E aí começa a gincana. Bolsonaro quer impor, por meio de emenda, a desoneração do diesel por dois anos, reduzindo, inclusive, impostos estaduais. Na Câmara, deputados oportunistas querem aumentar o rombo, ou até isentar totalmente os combustíveis. Já será difícil evitar a desoneração do gás de cozinha, mas, no Senado, já se fala em isenção total de todos os derivados do petróleo. Governadores querem um fundo público para subsidiar os preços e o Lula já avisou que, sendo eleito, vai intervir na Petrobrás para garantir mais subsídios e controlar os preços.

É óbvio que todo mundo deseja a redução dos preços dos combustíveis e do custo de vida em geral. Mas o valor do subsídio, por dois anos, pode variar de cerca de R$ 20 bilhões a mais de R$ 100 bilhões.
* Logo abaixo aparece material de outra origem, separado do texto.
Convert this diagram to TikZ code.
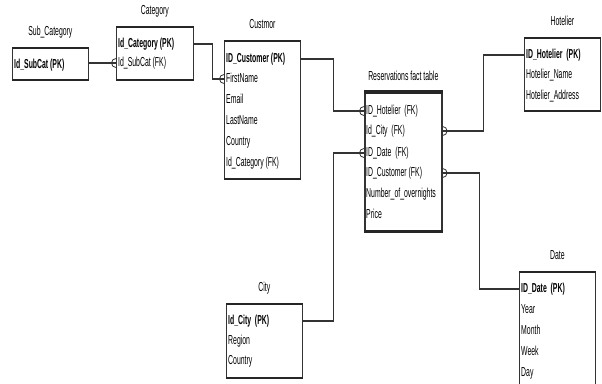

Se as cotações do dólar e do barril do petróleo continuarem subindo, o subsídio só servirá para retardar aumentos para depois das eleições, com a distribuição dos custos entre todos e com um benefício maior para os que têm carro, caminhão ou os que mais consomem combustíveis.

O pior é que representantes legítimos dessas forças e instituições políticas estiveram em Glasgow, Escócia, novembro passado, participando da COP-26, reunião da ONU sobre mudanças climáticas, e disseram, em alto e bom som, que acelerariam a redução de emissões. Enquanto o mundo inteiro aumenta a taxação sobre os combustíveis fósseis, aqui todos brigam para ver quem subsidia mais a destruição do planeta. A COP-27 será no Egito, logo após a eleição e antes da posse do próximo presidente do Brasil. O eleito aqui no Brasil ou seu representante terá cinco minutos para desdizer tudo isso.